The recipe is two and a half centuries old and tells that its beginnings had to do with “Semana Santa” or Eastern: it was the tapa that was given to the “horquilleros” (the men who carry the thrones on their shoulders) when they made stops on their tour around the city.

As the name suggests, it contains garlic and cod, but also paprika, chili, olive oil and cottage-style loaf, several days old already. You beat everything together, literally, mixing and whisking all the products in an earthenware bowl to create a pâté-like texture, but with an orange to reddish color and a very original flavor.

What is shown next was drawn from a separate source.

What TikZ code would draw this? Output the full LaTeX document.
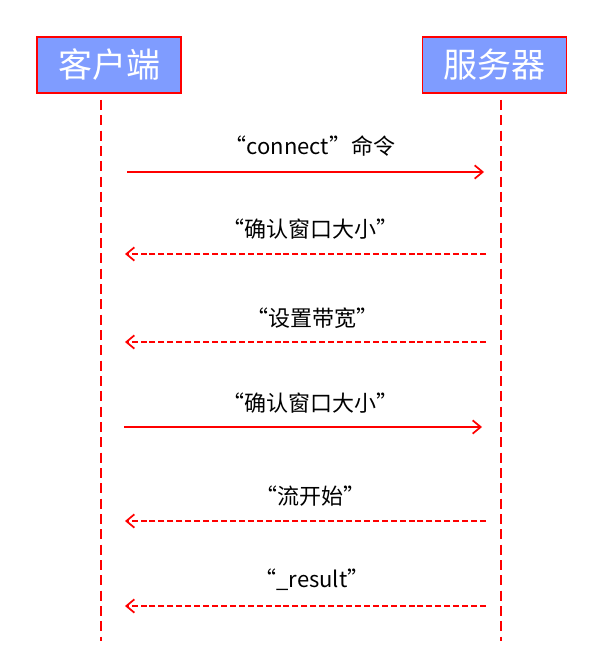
\documentclass[tikz,border=0pt]{standalone}
\usepackage{fontspec}
\setmainfont{Noto Sans CJK SC}
\usetikzlibrary{arrows.meta}
\definecolor{boxblue}{RGB}{127,156,255}
\definecolor{lred}{RGB}{255,0,0}
\begin{document}
\begin{tikzpicture}[x=0.75pt, y=-0.75pt, thick,
    actor/.style = {draw=lred, fill=boxblue, line width=0.8pt, text=white, minimum width=108pt, minimum height=42pt, inner sep=0pt, font=\fontsize{25.5}{30}\selectfont},
    life/.style = {draw=lred, line width=1.6pt, dash pattern=on 7.5pt off 4pt},
    msg/.style = {draw=lred, line width=1.3pt, -{Straight Barb[length=6pt,width=10pt]}},
    reply/.style = {msg, dash pattern=on 4.5pt off 2.2pt},
    lbl/.style = {font=\fontsize{16.5}{20}\selectfont}]
  \useasboundingbox (0,0) rectangle (600,659);

  \node[actor] (client) at (109,65) {客户端};
  \node[actor] (server) at (494.5,65) {服务器};

  \coordinate (c0) at (101,100);
  \coordinate (c1) at (101,641);
  \coordinate (s0) at (501,100);
  \coordinate (s1) at (501,641);
  \draw[life] (c0) -- (c1);
  \draw[life] (s0) -- (s1);

  % messages
  \coordinate (a1) at (127,172);  \coordinate (b1) at (484,172);
  \coordinate (a2) at (125,254);  \coordinate (b2) at (486,254);
  \coordinate (a3) at (125,342);  \coordinate (b3) at (486,342);
  \coordinate (a4) at (124,427);  \coordinate (b4) at (482,427);
  \coordinate (a5) at (125,521);  \coordinate (b5) at (486,521);
  \coordinate (a6) at (125,606);  \coordinate (b6) at (486,606);

  \node[lbl] (m1) at (310,146) {“connect”命令};
  \node[lbl] (m2) at (310,229) {“确认窗口大小”};
  \node[lbl] (m3) at (312,318) {“设置带宽”};
  \node[lbl] (m4) at (310,403) {“确认窗口大小”};
  \node[lbl] (m5) at (310,496) {“流开始”};
  \node[lbl] (m6) at (312,580) {“\_result”};

  \draw[msg] (a1) -- (b1);
  \draw[reply] (b2) -- (a2);
  \draw[reply] (b3) -- (a3);
  \draw[msg] (a4) -- (b4);
  \draw[reply] (b5) -- (a5);
  \draw[reply] (b6) -- (a6);
\end{tikzpicture}
\end{document}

You can have it on toast, with artisanal peppers, accompanied by cheese … It gives place to the same uses as a good pâté: you can have it with almost everything.

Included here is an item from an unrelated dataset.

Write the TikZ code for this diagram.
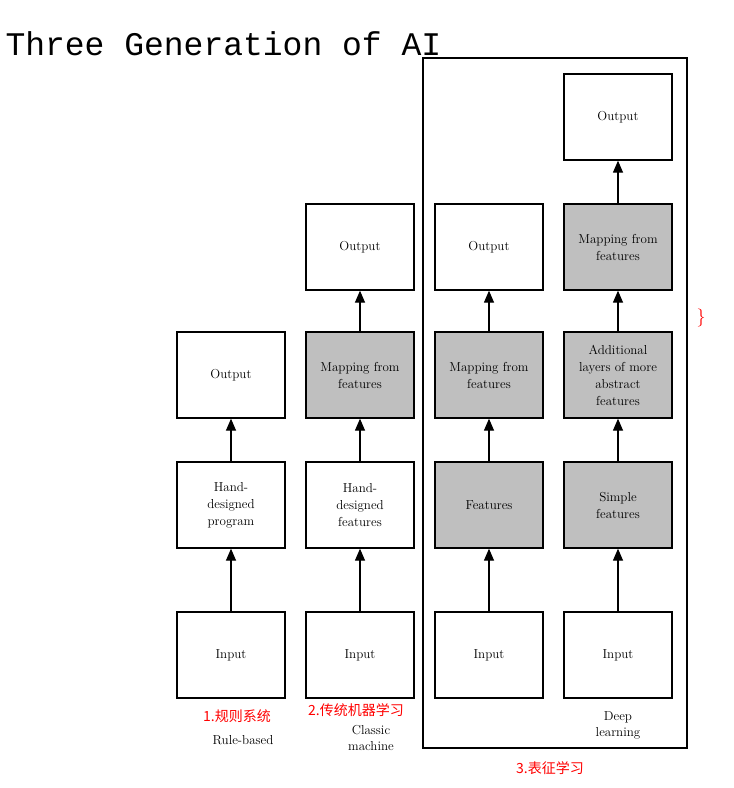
\documentclass[tikz,border=0pt]{standalone}
\usepackage{fontspec}
\newfontfamily\cjk{Noto Sans CJK SC}
\newfontfamily\monofont{Liberation Mono}
\usetikzlibrary{arrows.meta}
\begin{document}
\begin{tikzpicture}[x=1pt, y=-1pt,
    box/.style={draw, line width=1.3pt, minimum width=108pt, minimum height=86pt, align=center, font=\fontsize{13}{17}\selectfont},
    learned/.style={box, fill=gray!50},
    arrow/.style={-{Triangle[length=12pt, width=10pt]}, line width=1.3pt},
    note/.style={font=\fontsize{13}{16}\selectfont, align=center},
    tag/.style={red, font=\cjk\fontsize{14}{16}\selectfont}
  ]
  \useasboundingbox (0,0) rectangle (734,788);
  \node[anchor=west, font=\monofont\fontsize{33}{36}\selectfont] (title) at (2,44) {Three Generation of AI};

  % rule-based
  \node[box] (rin)   at (231,655) {Input};
  \node[box] (rprog) at (231,505) {Hand-\\designed\\program};
  \node[box] (rout)  at (231,375) {Output};
  % classic machine learning
  \node[box]     (cin)   at (360,655) {Input};
  \node[box]     (cfeat) at (360,505) {Hand-\\designed\\features};
  \node[learned] (cmap)  at (360,375) {Mapping from\\features};
  \node[box]     (cout)  at (360,247) {Output};
  % representation learning
  \node[box]     (lin)   at (489,655) {Input};
  \node[learned] (lfeat) at (489,505) {Features};
  \node[learned] (lmap)  at (489,375) {Mapping from\\features};
  \node[box]     (lout)  at (489,247) {Output};
  % deep learning
  \node[box]     (din)   at (618,655) {Input};
  \node[learned] (dsim)  at (618,505) {Simple\\features};
  \node[learned] (dabs)  at (618,375) {Additional\\layers of more\\abstract\\features};
  \node[learned] (dmap)  at (618,247) {Mapping from\\features};
  \node[box]     (dout)  at (618,117) {Output};

  \foreach \a/\b in {rin/rprog, rprog/rout, cin/cfeat, cfeat/cmap, cmap/cout,
                     lin/lfeat, lfeat/lmap, lmap/lout, din/dsim, dsim/dabs, dabs/dmap, dmap/dout}
    \draw[arrow] (\a) -- (\b);

  \draw[line width=1.3pt] (423,58) rectangle (687,748);

  \node[note] (rnote) at (243,740) {Rule-based};
  \node[note] (cnote) at (371,738) {Classic\\machine};
  \node[note] (dnote) at (618,725) {Deep\\learning};
  \node[tag] (rtag) at (237,716) {1.规则系统};
  \node[tag] (ctag) at (356,710) {2.传统机器学习};
  \node[tag] (ltag) at (550,768) {3.表征学习};
  \node[red, font=\fontsize{18}{18}\selectfont] (brace) at (701,318) {\}};
\end{tikzpicture}
\end{document}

The almond is as essential and important to the gastronomy of Malaga and Andalusia, as the salt. It can be found from the above-mentioned fig bread, up to amazing sauces that accompany good meat or snails, but it’s also included in many stews such as the potato soup.

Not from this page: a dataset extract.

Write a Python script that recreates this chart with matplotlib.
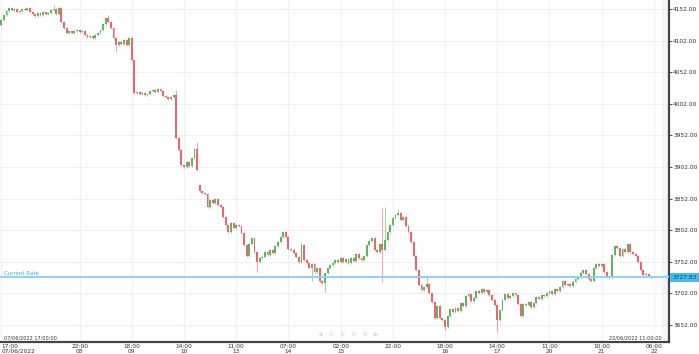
import numpy as np
import matplotlib
matplotlib.use("Agg")
import matplotlib.pyplot as plt

# Hourly closes, 07/06/2022 17:00 -> 22/06/2022 06:00
closes = [
    4135, 4142, 4149, 4154, 4150, 4152, 4147, 4149, 4152, 4150,
    4154, 4147, 4144, 4141, 4146, 4142, 4147, 4144, 4146, 4150,
    4152, 4144, 4154, 4131, 4122, 4114, 4117, 4114, 4117, 4119,
    4116, 4117, 4111, 4108, 4109, 4106, 4111, 4114, 4119, 4128,
    4138, 4131, 4122, 4106, 4095, 4100, 4097, 4103, 4095, 4106,
    4071, 4019, 4021, 4018, 4019, 4016, 4018, 4022, 4024, 4021,
    4025, 4022, 4014, 4013, 4010, 4013, 4016, 3948, 3929, 3905,
    3902, 3910, 3904, 3916, 3931, 3897, 3864, 3861, 3859, 3839,
    3850, 3845, 3851, 3842, 3839, 3823, 3811, 3799, 3813, 3805,
    3811, 3809, 3798, 3779, 3761, 3780, 3790, 3767, 3752, 3758,
    3760, 3767, 3763, 3771, 3766, 3777, 3783, 3791, 3799, 3791,
    3772, 3771, 3766, 3760, 3752, 3779, 3755, 3750, 3742, 3749,
    3736, 3742, 3722, 3719, 3734, 3742, 3747, 3750, 3755, 3752,
    3758, 3752, 3756, 3750, 3758, 3753, 3764, 3758, 3755, 3761,
    3779, 3785, 3790, 3771, 3767, 3780, 3771, 3786, 3799, 3810,
    3821, 3826, 3829, 3818, 3823, 3809, 3799, 3783, 3761, 3739,
    3715, 3707, 3712, 3717, 3702, 3688, 3663, 3682, 3663, 3660,
    3649, 3666, 3677, 3673, 3679, 3674, 3687, 3682, 3698, 3701,
    3690, 3695, 3706, 3703, 3709, 3704, 3707, 3699, 3692, 3684,
    3660, 3676, 3692, 3701, 3695, 3698, 3703, 3699, 3685, 3666,
    3685, 3684, 3688, 3681, 3687, 3696, 3693, 3699, 3698, 3703,
    3706, 3701, 3709, 3706, 3712, 3722, 3715, 3717, 3714, 3720,
    3725, 3728, 3734, 3739, 3733, 3725, 3722, 3742, 3749, 3745,
    3749, 3736, 3728, 3726, 3763, 3777, 3774, 3761, 3772, 3767,
    3780, 3767, 3764, 3761, 3752, 3739, 3731, 3733, 3730, 3727.83,
]
first_open = 4126
gap_opens = {76: 3874}          # weekend gap
wick_highs = {20: 4158, 41: 4142, 67: 4024, 75: 3942, 109: 3796, 115: 3783,
              146: 3837, 147: 3839, 152: 3834, 163: 3731}
wick_lows = {44: 4084, 98: 3736, 119: 3721, 124: 3704, 146: 3720, 170: 3644, 190: 3641}
current_rate = 3727.83

tick_idx = [0, 30, 50, 70, 90, 110, 130, 150, 170, 190, 210, 230, 250]
tick_labels = ["17:00\n07/06/2022", "22:00\n08", "18:00\n09", "14:00\n10", "11:00\n13",
               "07:00\n14", "02:00\n15", "22:00", "18:00\n16", "14:00\n17",
               "11:00\n20", "10:00\n21", "06:00\n22"]
price_ticks = [3652, 3702, 3752, 3802, 3852, 3902, 3952, 4002, 4052, 4102, 4152]

closes = np.array(closes, dtype=float)
opens = np.concatenate([[first_open], closes[:-1]])
for k, v in gap_opens.items():
    opens[k] = v
highs = np.maximum(opens, closes) + 1.5
lows = np.minimum(opens, closes) - 1.5
for k, v in wick_highs.items():
    highs[k] = max(highs[k], v)
for k, v in wick_lows.items():
    lows[k] = min(lows[k], v)

green = "#5cb85c"
red = "#f0646e"
idx = np.arange(len(closes))
up = closes >= opens
cols = np.where(up, green, red)

fig = plt.figure(figsize=(6.99, 3.54), dpi=100)
ax = fig.add_axes([0, 12 / 354, 669 / 699, 342 / 354])

ax.axvspan(253.3, 256, color="#f6f6f6", zorder=0, lw=0)
for t in tick_idx:
    ax.axvline(t, color="#f1f1f1", lw=0.8, zorder=0)
for p in price_ticks:
    ax.axhline(p, color="#f1f1f1", lw=0.8, zorder=0)

ax.vlines(idx, lows, highs, colors=cols, lw=0.8, alpha=0.55, zorder=2)
body = np.maximum(np.abs(closes - opens), 1.2)
ax.bar(idx, body, bottom=np.minimum(opens, closes), width=0.72,
       color=cols, lw=0, zorder=3)

ax.axhline(current_rate, color="#8dd3ee", lw=1.4, zorder=4)
ax.text(1, current_rate + 1.5, "Current Rate", color="#3aaee0", fontsize=4,
        va="bottom", ha="left")
ax.text(1.005, current_rate, "3727.83", transform=ax.get_yaxis_transform(),
        fontsize=4.2, color="#1d3550", va="center", ha="left",
        bbox=dict(boxstyle="square,pad=0.35", fc="#45bdec", ec="none"))

ax.text(1, 3628, "07/06/2022 17:00:00", fontsize=3.6, color="#333333",
        ha="left", va="bottom")
ax.text(253, 3628, "22/06/2022 11:00:00", fontsize=3.6, color="#333333",
        ha="right", va="bottom", bbox=dict(boxstyle="square,pad=0.2", fc="white", ec="none"))
ax.text(133, 3636, "\u25c0   \u2296   \u2295   \u2296   \u2295   \u25b6", fontsize=4.5,
        color="#dcdcdc", ha="center", va="center")

ax.set_xlim(-0.5, 255.8)
ax.set_ylim(3625.1, 4166.2)
ax.set_xticks(tick_idx)
ax.set_xticklabels(tick_labels, fontsize=4.2, color="#333333", linespacing=0.95)
ax.get_xticklabels()[0].set_ha("left")
ax.set_yticks(price_ticks)
ax.set_yticklabels([f"{p:.2f}" for p in price_ticks], fontsize=4.2, color="#333333")
ax.yaxis.tick_right()
ax.tick_params(axis="y", length=2, width=0.6, pad=1, colors="#333333")
ax.tick_params(axis="x", length=0, pad=1.5)
for s in ["top", "left"]:
    ax.spines[s].set_visible(False)
ax.spines["right"].set_linewidth(1.6)
ax.spines["bottom"].set_linewidth(1.6)
ax.spines["right"].set_color("#444444")
ax.spines["bottom"].set_color("#444444")

fig.savefig("out.png", dpi=100)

And obviously, in many typical sweets, butter and even ice cream, without forgetting the refreshing “ajoblanco” (a cold soup). However, the best way to taste them is probably roasted, Alfarnate style. This small town in the inland of Malaga is tinged white every January by the almond blossom- there they have the best almonds in the area.

They’re prepared with a special touch and the perfect quantity of salt, practically incomparable. In the capital is common to find small stalls where they sell them in “cartuchitos”, small paper cones.

malaga roast almonds


It is the southern grape par excellence and its characteristics are the same then the ones from anyone born in Malaga: the need for sun, the influence of the sea and the particular sensitivity to cold. It’s typical Mediterranean, just like anchovies.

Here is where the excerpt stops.